++++ Dataset extract ++++
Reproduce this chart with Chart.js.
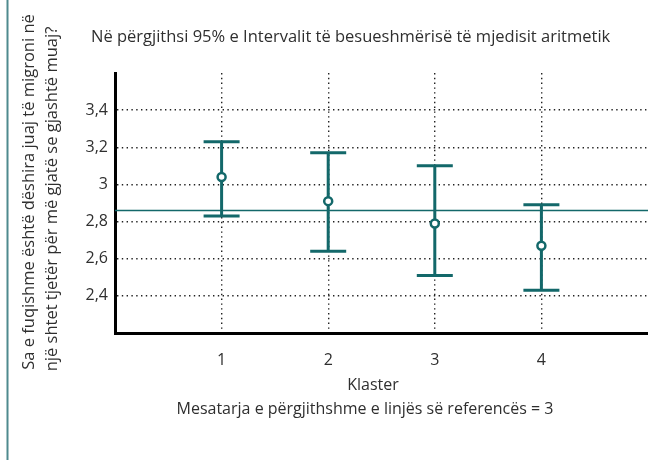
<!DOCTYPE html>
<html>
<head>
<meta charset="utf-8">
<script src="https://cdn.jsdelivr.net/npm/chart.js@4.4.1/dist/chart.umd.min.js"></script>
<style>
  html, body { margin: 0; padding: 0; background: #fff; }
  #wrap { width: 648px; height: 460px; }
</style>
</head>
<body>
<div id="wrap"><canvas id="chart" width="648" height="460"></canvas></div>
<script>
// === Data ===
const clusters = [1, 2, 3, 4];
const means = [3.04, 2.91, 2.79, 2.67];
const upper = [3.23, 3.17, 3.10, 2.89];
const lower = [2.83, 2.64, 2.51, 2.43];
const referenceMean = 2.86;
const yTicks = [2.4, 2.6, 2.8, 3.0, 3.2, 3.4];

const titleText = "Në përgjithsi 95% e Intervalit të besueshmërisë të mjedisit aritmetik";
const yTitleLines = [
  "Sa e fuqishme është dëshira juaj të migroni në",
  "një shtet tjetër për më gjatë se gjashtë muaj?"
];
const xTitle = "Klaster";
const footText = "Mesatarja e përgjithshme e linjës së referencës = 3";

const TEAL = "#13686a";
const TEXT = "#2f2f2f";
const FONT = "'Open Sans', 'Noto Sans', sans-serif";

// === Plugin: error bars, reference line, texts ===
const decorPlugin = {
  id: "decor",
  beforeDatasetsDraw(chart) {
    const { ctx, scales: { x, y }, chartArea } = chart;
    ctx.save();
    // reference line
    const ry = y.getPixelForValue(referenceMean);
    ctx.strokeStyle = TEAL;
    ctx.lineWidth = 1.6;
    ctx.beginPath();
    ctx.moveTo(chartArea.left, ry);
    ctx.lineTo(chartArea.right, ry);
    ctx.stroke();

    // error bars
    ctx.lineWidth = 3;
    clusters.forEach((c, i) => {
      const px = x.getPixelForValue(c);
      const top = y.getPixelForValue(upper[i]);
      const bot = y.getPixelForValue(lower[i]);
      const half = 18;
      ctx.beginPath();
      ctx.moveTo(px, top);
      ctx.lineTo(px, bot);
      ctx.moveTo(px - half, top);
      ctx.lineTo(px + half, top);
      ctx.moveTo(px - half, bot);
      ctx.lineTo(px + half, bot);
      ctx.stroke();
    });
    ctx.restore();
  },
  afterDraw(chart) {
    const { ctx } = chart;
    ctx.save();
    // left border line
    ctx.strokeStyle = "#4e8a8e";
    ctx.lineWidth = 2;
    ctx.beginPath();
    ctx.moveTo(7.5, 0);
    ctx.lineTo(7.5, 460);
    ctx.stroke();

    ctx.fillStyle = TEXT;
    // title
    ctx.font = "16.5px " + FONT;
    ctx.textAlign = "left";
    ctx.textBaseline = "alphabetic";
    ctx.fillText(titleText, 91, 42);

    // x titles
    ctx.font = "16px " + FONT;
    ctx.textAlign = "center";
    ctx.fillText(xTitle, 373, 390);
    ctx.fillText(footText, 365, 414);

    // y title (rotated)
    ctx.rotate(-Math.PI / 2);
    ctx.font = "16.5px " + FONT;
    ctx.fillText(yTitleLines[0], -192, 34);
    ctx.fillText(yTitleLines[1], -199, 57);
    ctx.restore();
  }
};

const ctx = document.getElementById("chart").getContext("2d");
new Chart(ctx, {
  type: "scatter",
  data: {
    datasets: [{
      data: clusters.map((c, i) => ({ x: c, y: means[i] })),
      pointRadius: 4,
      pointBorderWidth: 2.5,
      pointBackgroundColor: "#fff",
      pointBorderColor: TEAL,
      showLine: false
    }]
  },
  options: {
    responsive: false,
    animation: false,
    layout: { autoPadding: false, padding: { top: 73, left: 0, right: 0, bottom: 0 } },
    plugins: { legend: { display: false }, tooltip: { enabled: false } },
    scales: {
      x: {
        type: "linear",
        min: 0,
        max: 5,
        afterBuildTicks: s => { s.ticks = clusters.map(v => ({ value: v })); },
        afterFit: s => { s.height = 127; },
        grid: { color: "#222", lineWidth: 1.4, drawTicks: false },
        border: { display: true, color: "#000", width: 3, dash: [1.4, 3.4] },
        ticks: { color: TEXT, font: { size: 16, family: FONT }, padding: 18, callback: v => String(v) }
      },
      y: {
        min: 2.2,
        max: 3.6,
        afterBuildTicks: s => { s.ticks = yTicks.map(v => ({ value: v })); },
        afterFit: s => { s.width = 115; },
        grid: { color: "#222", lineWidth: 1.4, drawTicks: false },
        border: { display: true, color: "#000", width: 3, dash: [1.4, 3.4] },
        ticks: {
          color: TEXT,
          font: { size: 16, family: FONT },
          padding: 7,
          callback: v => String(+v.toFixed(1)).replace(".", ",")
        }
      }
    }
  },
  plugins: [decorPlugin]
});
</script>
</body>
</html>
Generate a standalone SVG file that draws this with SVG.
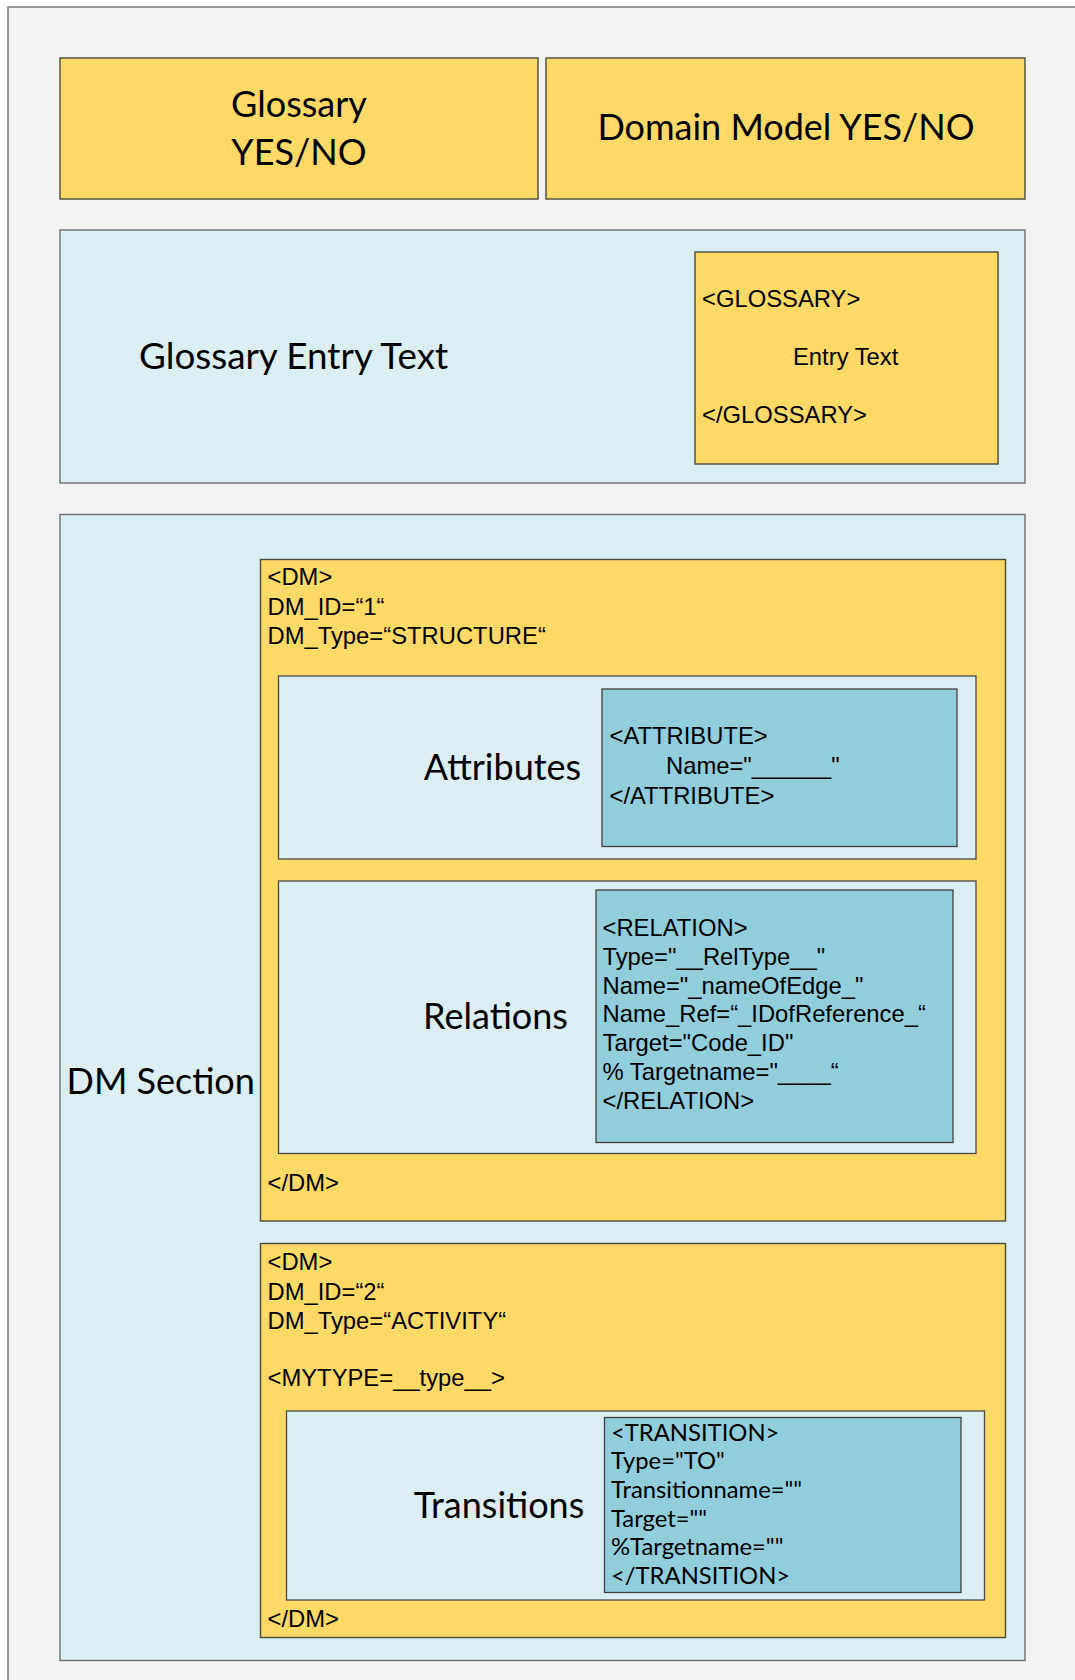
++++
Return the material line for line, from its beginning to the line that contains "const yTicks = [2.4, 2.6, 2.8, 3.0, 3.2, 3.4];", with the pictures left out.

Finished answer:
Reproduce this chart with Chart.js.
<!DOCTYPE html>
<html>
<head>
<meta charset="utf-8">
<script src="https://cdn.jsdelivr.net/npm/chart.js@4.4.1/dist/chart.umd.min.js"></script>
<style>
  html, body { margin: 0; padding: 0; background: #fff; }
  #wrap { width: 648px; height: 460px; }
</style>
</head>
<body>
<div id="wrap"><canvas id="chart" width="648" height="460"></canvas></div>
<script>
// === Data ===
const clusters = [1, 2, 3, 4];
const means = [3.04, 2.91, 2.79, 2.67];
const upper = [3.23, 3.17, 3.10, 2.89];
const lower = [2.83, 2.64, 2.51, 2.43];
const referenceMean = 2.86;
const yTicks = [2.4, 2.6, 2.8, 3.0, 3.2, 3.4];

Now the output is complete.